Glucagon-like peptide-1 (GLP-1) is a gut incretin hormone that is considered to be a promising target for the treatment of patients with type 2 diabetes. However, the mechanisms underlying the protective effects of GLP-1 on diabetic nephropathy are yet to be fully elucidated. Sirtuin (SIRT)1 encodes a member of the SIRT family of proteins that serves an important role in mitochondrial function and is reported to be associated with the pathogenesis of chronic kidney disease. The present study treated mouse podocytes with various concentrations of D-glucose to establish a high glucose (HG)-induced model of renal injury. The results of a 2,7-dichlorodihydrofluorescein diacetate assay, Annexin V/propidium iodide staining and ELISA demonstrated that treatment of podocytes with HG significantly enhanced the production of reactive oxygen species (ROS), promoted cell apoptosis and increased the secretion of proinflammatory cytokines, respectively.
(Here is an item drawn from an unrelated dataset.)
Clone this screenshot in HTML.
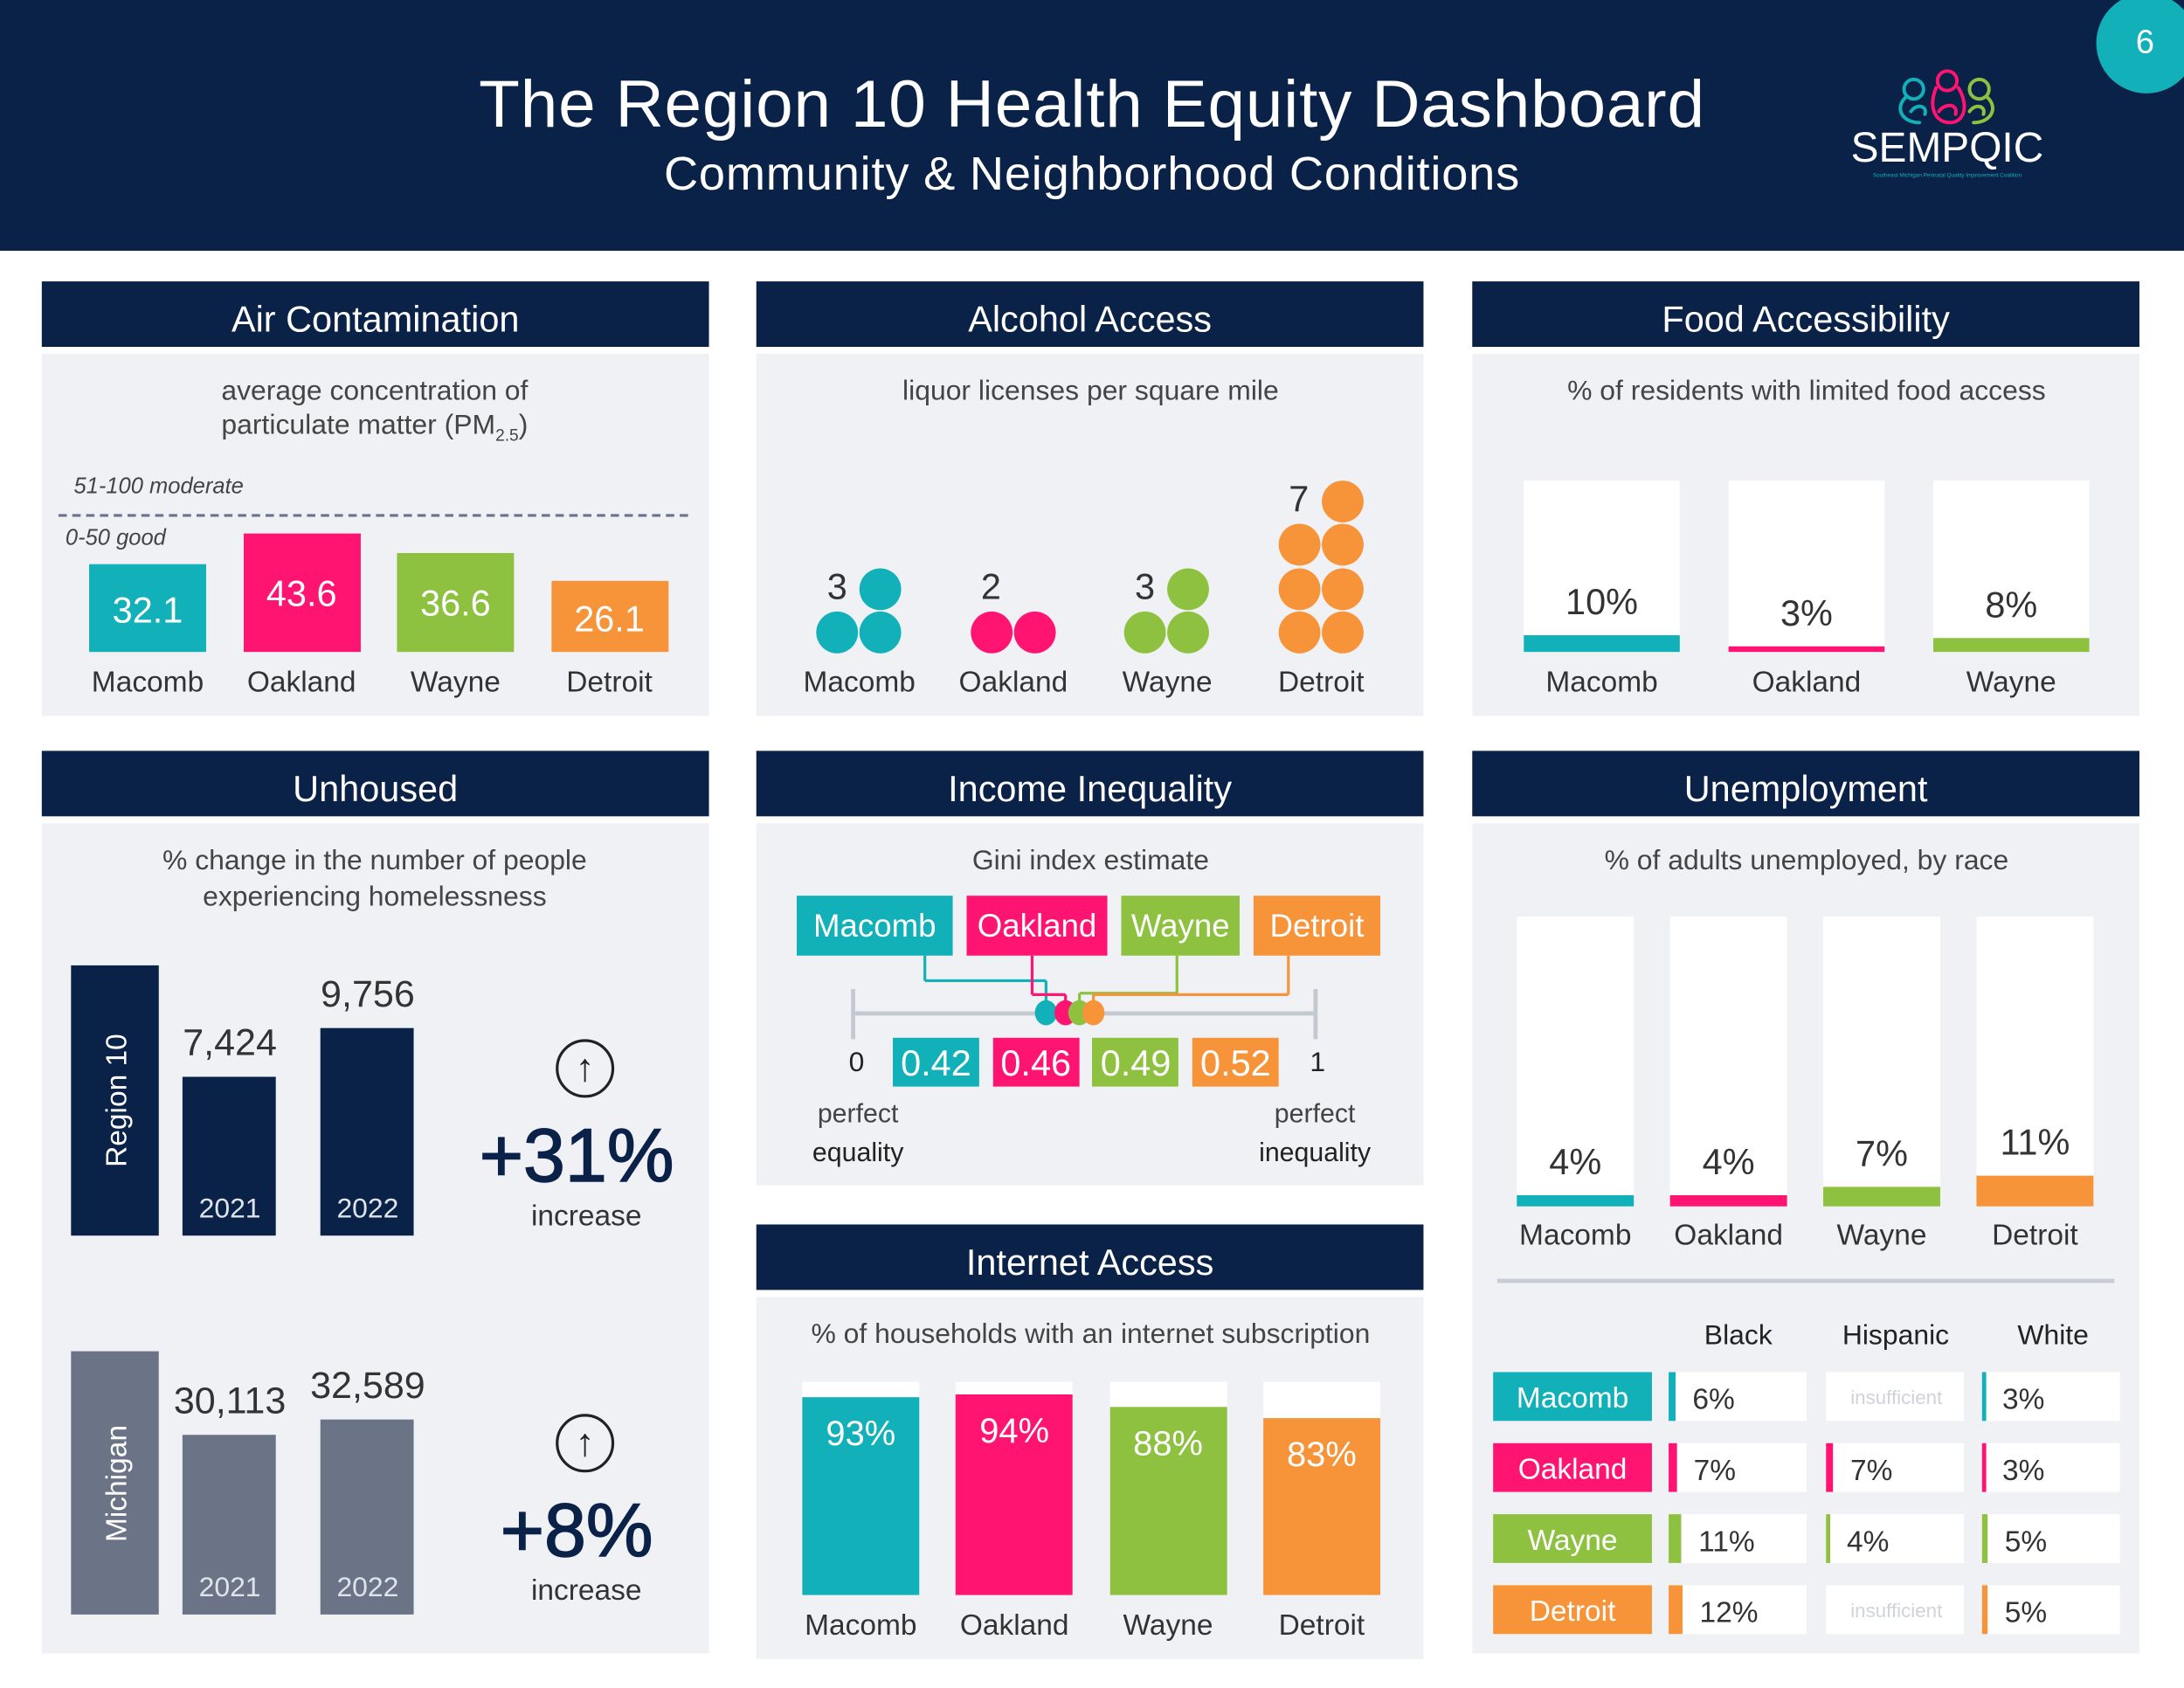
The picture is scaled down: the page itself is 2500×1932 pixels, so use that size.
<!DOCTYPE html>
<html><head><meta charset="utf-8">
<style>
html,body{margin:0;padding:0;background:#fff;}
body{width:2500px;height:1932px;overflow:hidden;position:relative;font-family:"Liberation Sans",sans-serif;}
#stage{position:absolute;left:0;top:0;width:1568px;height:1212px;transform:scale(1.594388);transform-origin:0 0;background:#fff;}
.abs{position:absolute;}
.hdr{position:absolute;background:#0a2148;color:#fff;font-size:26px;text-align:center;line-height:54px;height:47px;overflow:hidden;}
.pnl{position:absolute;background:#eff1f5;}
.t{position:absolute;transform:translate(-50%,-50%);white-space:nowrap;line-height:1;}
</style></head>
<body>
<div id="stage">
  <div class="abs" style="left:0;top:0;width:1568px;height:180px;background:#0a2148"></div>
  <div class="t" style="left:784px;top:76px;font-size:48px;letter-spacing:0.5px;color:#fff">The Region 10 Health Equity Dashboard</div>
  <div class="t" style="left:784px;top:125px;font-size:34px;letter-spacing:0.5px;color:#fff">Community &amp; Neighborhood Conditions</div>
  <div class="abs" style="left:1505px;top:-5px;width:72px;height:72px;border-radius:50%;background:#12b0b9"></div>
  <div class="t" style="left:1540px;top:31px;font-size:24px;color:#fff">6</div>
  <svg class="abs" style="left:1360px;top:48px" width="75" height="44">
    <g fill="none" stroke-width="2.5" stroke-linecap="round">
      <circle cx="14" cy="16" r="7" stroke="#12b0b9"/><path d="M8 22 C0 30 6 40 18 40 M12 32 C16 26 24 28 22 34" stroke="#12b0b9"/>
      <circle cx="38" cy="10" r="7" stroke="#ff1472"/><path d="M30 15 C24 30 30 40 40 40 C50 40 54 28 46 15 M32 32 C36 26 46 26 44 34" stroke="#ff1472"/>
      <circle cx="61" cy="16" r="7" stroke="#8dc13f"/><path d="M67 22 C75 30 69 40 57 40 M54 32 C58 26 66 28 64 34" stroke="#8dc13f"/>
    </g></svg>
  <div class="t" style="left:1398px;top:107px;font-size:30px;color:#fff">SEMPQIC</div>
  <div class="t" style="left:1398px;top:126px;font-size:4px;color:#12b0b9">Southeast Michigan Perinatal Quality Improvement Coalition</div>

  <div class="hdr" style="left:30px;top:202px;width:479px">Air Contamination</div>
  <div class="pnl" style="left:30px;top:254px;width:479px;height:260px"></div>
  <div class="hdr" style="left:543px;top:202px;width:479px">Alcohol Access</div>
  <div class="pnl" style="left:543px;top:254px;width:479px;height:260px"></div>
  <div class="hdr" style="left:1057px;top:202px;width:479px">Food Accessibility</div>
  <div class="pnl" style="left:1057px;top:254px;width:479px;height:260px"></div>
  <div class="hdr" style="left:30px;top:539px;width:479px">Unhoused</div>
  <div class="pnl" style="left:30px;top:591px;width:479px;height:596px"></div>
  <div class="hdr" style="left:543px;top:539px;width:479px">Income Inequality</div>
  <div class="pnl" style="left:543px;top:591px;width:479px;height:260px"></div>
  <div class="hdr" style="left:543px;top:879px;width:479px">Internet Access</div>
  <div class="pnl" style="left:543px;top:931px;width:479px;height:260px"></div>
  <div class="hdr" style="left:1057px;top:539px;width:479px">Unemployment</div>
  <div class="pnl" style="left:1057px;top:591px;width:479px;height:596px"></div>

  <div class="t" style="left:269px;top:281px;font-size:20px;color:#444">average concentration of</div>
  <div class="t" style="left:269px;top:307px;font-size:20px;color:#444">particulate matter (PM<sub style="font-size:12px">2.5</sub>)</div>
  <div class="abs" style="left:53px;top:341px;font-size:16px;font-style:italic;color:#444">51-100 moderate</div>
  <div class="abs" style="left:42px;top:369px;width:452px;border-top:2px dashed #6b7486"></div>
  <div class="abs" style="left:47px;top:378px;font-size:16px;font-style:italic;color:#444">0-50 good</div>
  <div class="t" style="left:783px;top:281px;font-size:20px;color:#444">liquor licenses per square mile</div>
  <div class="t" style="left:1297px;top:281px;font-size:20px;color:#444">% of residents with limited food access</div>
  <div class="t" style="left:269px;top:618px;font-size:20px;color:#444">% change in the number of people</div>
  <div class="t" style="left:269px;top:644px;font-size:20px;color:#444">experiencing homelessness</div>
  <div class="t" style="left:783px;top:618px;font-size:20px;color:#444">Gini index estimate</div>
  <div class="t" style="left:783px;top:958px;font-size:20px;color:#444">% of households with an internet subscription</div>
  <div class="t" style="left:1297px;top:618px;font-size:20px;color:#444">% of adults unemployed, by race</div>
  <div class="abs" style="left:1075px;top:918px;width:443px;height:3px;background:#c8ccd4"></div>
  <div id="layer" class="abs" style="left:0;top:0;width:1568px;height:1212px"></div>
</div>
<script>
const counties = ["Macomb","Oakland","Wayne","Detroit"];
const colors = ["#12b0b9","#ff1472","#8dc13f","#f7943a"];
const airValues = [32.1,43.6,36.6,26.1];
const alcoholCounts = [3,2,3,7];
const foodCounties = ["Macomb","Oakland","Wayne"];
const foodValues = [10,3,8];
const unhousedYears = ["2021","2022"];
const region10Values = [7424,9756];
const region10Labels = ["7,424","9,756"];
const michiganValues = [30113,32589];
const michiganLabels = ["30,113","32,589"];
const giniValues = [0.42,0.46,0.49,0.52];
const giniLabels = ["0.42","0.46","0.49","0.52"];
const internetValues = [93,94,88,83];
const unempValues = [4,4,7,11];
const raceHeaders = ["Black","Hispanic","White"];
const unempBlack = [6,7,11,12];
const unempHispanic = [null,7,4,null];
const unempWhite = [3,3,5,5];

const L = document.getElementById('layer');
function box(css){const e=document.createElement('div');e.style.cssText='position:absolute;'+css;L.appendChild(e);return e;}
function txt(x,y,s,c,content,extra){const e=document.createElement('div');e.className='t';e.style.cssText='left:'+x+'px;top:'+y+'px;font-size:'+s+'px;color:'+c+';'+(extra||'');e.textContent=content;L.appendChild(e);return e;}

const airBase=468, airScale=1.95;
airValues.forEach((v,i)=>{
  const x=64+i*110.5, h=v*airScale;
  const b=box('left:'+x+'px;top:'+(airBase-h)+'px;width:84px;height:'+h+'px;background:'+colors[i]);
  
  
  const l=txt(x+42,airBase-h+h/2+1,26,'#fff',v.toFixed(1));
  
  
  const c=txt(x+42,490,21,'#333',counties[i]);
  
  
});

alcoholCounts.forEach((n,i)=>{
  const x0=601+i*110.5;
  for(let k=0;k<n;k++){
    const row=Math.floor(k/2); let col=k%2;
    if(k===n-1 && n%2===1) col=1;
    const d=box('left:'+(x0+col*31-15)+'px;top:'+(454-row*31.5-15)+'px;width:30px;height:30px;border-radius:50%;background:'+colors[i]);
    
    
  }
  const r=Math.floor(n/2);
  const nl=txt(x0,454-r*31.5-2,26,'#333',String(n));
  
  
  const c=txt(x0+16,490,21,'#333',counties[i]);
  
  
});

foodValues.forEach((v,i)=>{
  const x=1094+i*147;
  const w=box('left:'+x+'px;top:345px;width:112px;height:123px;background:#fff');
  
  
  const h=v*1.2;
  const s=box('left:'+x+'px;top:'+(468-h)+'px;width:112px;height:'+h+'px;background:'+colors[i]);
  
  
  const l=txt(x+56,468-h-24,26,'#333',v+'%');
  
  
  const c=txt(x+56,490,21,'#333',foodCounties[i]);
  
  
});

function unhoused(vals,labels,base,scale,col,blockTop,name,pct,arrowY){
  const blk=box('left:51px;top:'+blockTop+'px;width:63px;height:'+(base-blockTop)+'px;background:'+col);
  
  
  const bl=txt(84,(blockTop+base)/2,21,'#fff',name==='region10'?'Region 10':'Michigan','transform:translate(-50%,-50%) rotate(-90deg)');
  
  
  vals.forEach((v,i)=>{
    const x=131+i*99, h=v*scale;
    const b=box('left:'+x+'px;top:'+(base-h)+'px;width:67px;height:'+h+'px;background:'+col);
    
    
    const y=txt(x+34,base-19,20,'#dfe3ea',unhousedYears[i]);
    
    
    const l=txt(x+34,base-h-24,27,'#333',labels[i]);
    
    
  });
  const a=box('left:399px;top:'+(arrowY-21)+'px;width:38px;height:38px;border:2px solid #222;border-radius:50%');
  
  
  const at=txt(420,arrowY,28,'#222','↑');
  
  
  const p=txt(414,arrowY+63,54,'#0a2148',pct,'font-weight:normal;-webkit-text-stroke:1px #0a2148');
  
  
  const inc=txt(421,arrowY+106,21,'#333','increase');
  
  
}
unhoused(region10Values,region10Labels,887,0.0153,'#0a2148',693,'region10','+'+Math.round((region10Values[1]/region10Values[0]-1)*100)+'%',767);
unhoused(michiganValues,michiganLabels,1159,0.0043,'#6b7486',970,'michigan','+'+Math.round((michiganValues[1]/michiganValues[0]-1)*100)+'%',1036);

const gx0=612, gx1=944, axisY=727;
function gx(v){return gx0+(gx1-gx0)*v;}
const ax=box('left:'+gx0+'px;top:'+(axisY-1)+'px;width:'+(gx1-gx0)+'px;height:3px;background:#c4c9d1');


[gx0,gx1].forEach(x=>{const t=box('left:'+(x-1)+'px;top:710px;width:3px;height:36px;background:#c4c9d1');
  
  });
const boxLefts=[572,694,805,900], boxWidths=[112,101,85,91], connY=[704,714,713,714];
counties.forEach((c,i)=>{
  const b=box('left:'+boxLefts[i]+'px;top:643px;width:'+boxWidths[i]+'px;height:43px;background:'+colors[i]);
  
  
  const bt=txt(boxLefts[i]+boxWidths[i]/2,665,23,'#fff',c);
  
  
  const cx=boxLefts[i]+boxWidths[i]*(i===0?0.82:i===1?0.47:i===2?0.47:0.28);
  const dx=gx(giniValues[i]);
  const v1=box('left:'+(cx-1)+'px;top:686px;width:2px;height:'+(connY[i]-686)+'px;background:'+colors[i]);
  
  
  const hz=box('left:'+Math.min(cx,dx)+'px;top:'+(connY[i]-1)+'px;width:'+Math.abs(dx-cx)+'px;height:2px;background:'+colors[i]);
  
  
  const v2=box('left:'+(dx-1)+'px;top:'+connY[i]+'px;width:2px;height:'+(axisY-connY[i])+'px;background:'+colors[i]);
  
  
});
giniValues.forEach((v,i)=>{
  const d=box('left:'+(gx(v)-8)+'px;top:'+(axisY-9)+'px;width:16px;height:18px;border-radius:50%;background:'+colors[i]);
  
  
  const x=641+i*71.7;
  const vb=box('left:'+x+'px;top:745px;width:62px;height:35px;background:'+colors[i]);
  
  
  const vt=txt(x+31,763,26,'#fff',giniLabels[i]);
  
  
});
[["0",615,763,20,'#222'],["1",946,763,20,'#222'],["perfect",616,800,19,'#444'],["equality",616,828,19,'#222'],["perfect",944,800,19,'#444'],["inequality",944,828,19,'#222']].forEach(a=>{
  const e=txt(a[1],a[2],a[3],a[4],a[0]);
  
  
});

const iBase=1145, iH=153;
internetValues.forEach((v,i)=>{
  const x=576+i*110.3;
  const w=box('left:'+x+'px;top:'+(iBase-iH)+'px;width:84px;height:'+iH+'px;background:#fff');
  
  
  const h=v/100*iH;
  const b=box('left:'+x+'px;top:'+(iBase-h)+'px;width:84px;height:'+h+'px;background:'+colors[i]);
  
  
  const l=txt(x+42,iBase-h+27,25,'#fff',v+'%');
  
  
  const c=txt(x+42,1167,21,'#333',counties[i]);
  
  
});

unempValues.forEach((v,i)=>{
  const x=1089+i*110;
  const w=box('left:'+x+'px;top:658px;width:84px;height:208px;background:#fff');
  
  
  const h=v*2;
  const b=box('left:'+x+'px;top:'+(866-h)+'px;width:84px;height:'+h+'px;background:'+colors[i]);
  
  
  const l=txt(x+42,866-h-24,26,'#333',v+'%');
  
  
  const c=txt(x+42,887,21,'#333',counties[i]);
  
  
});
raceHeaders.forEach((r,j)=>{
  const h=txt(1248+j*113,959,20,'#222',r);
  
  
});
const raceCols=[unempBlack,unempHispanic,unempWhite];
counties.forEach((c,i)=>{
  const y=985+i*51;
  const cb=box('left:1072px;top:'+y+'px;width:114px;height:35px;background:'+colors[i]);
  
  
  const ct=txt(1129,y+19,21,'#fff',c);
  
  
  raceCols.forEach((col,j)=>{
    const x=1198+j*112.5, v=col[i];
    const cell=box('left:'+x+'px;top:'+y+'px;width:99px;height:35px;background:#fff');
    
    
    if(v===null){
      const it=txt(x+51,y+18,14,'#d0d3d9','insufficient');
      
      
    } else {
      const sw=Math.max(2,v*0.85);
      const s=box('left:'+x+'px;top:'+y+'px;width:'+sw+'px;height:35px;background:'+colors[i]);
      
      
      const vt=txt(x+sw+12,y+20,21,'#333',v+'%','transform:translate(0,-50%)');
      
      
    }
  });
});
</script>
</body></html>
The cytokines increased following HG treatment included tumor necrosis factor-, interleukin (IL)-1 and IL-6. Notably, treatment with GLP-1 attenuated HG-induced increases in ROS production and podocyte apoptosis, which may occur via downregulation of the expression of caspase-3 and caspase-9, and increased expression of nephrin, podocin and SIRT1, as determined by reverse transcription-quantitative polymerase chain reaction and western blot analysis. Treatment with GLP-1 led to protective effects in podocytes that were similar to those of resveratrol. Furthermore, SIRT1 knockdown using short hairpin RNA significantly enhanced the expression of caspase-3 and caspase-9 in mouse podocytes, compared with normal mouse podocytes. SIRT1 knockdown with or without GLP-1 administration significantly decreased the expression of caspase-3 and caspase-9 in mouse podocytes, compared with SIRT1 knockdown mouse podocytes. In conclusion, the results of the present study indicated that GLP-1 may be a promising target for the development of novel therapeutic strategies for HG-induced nephropathy, and may function through the activation of SIRT1.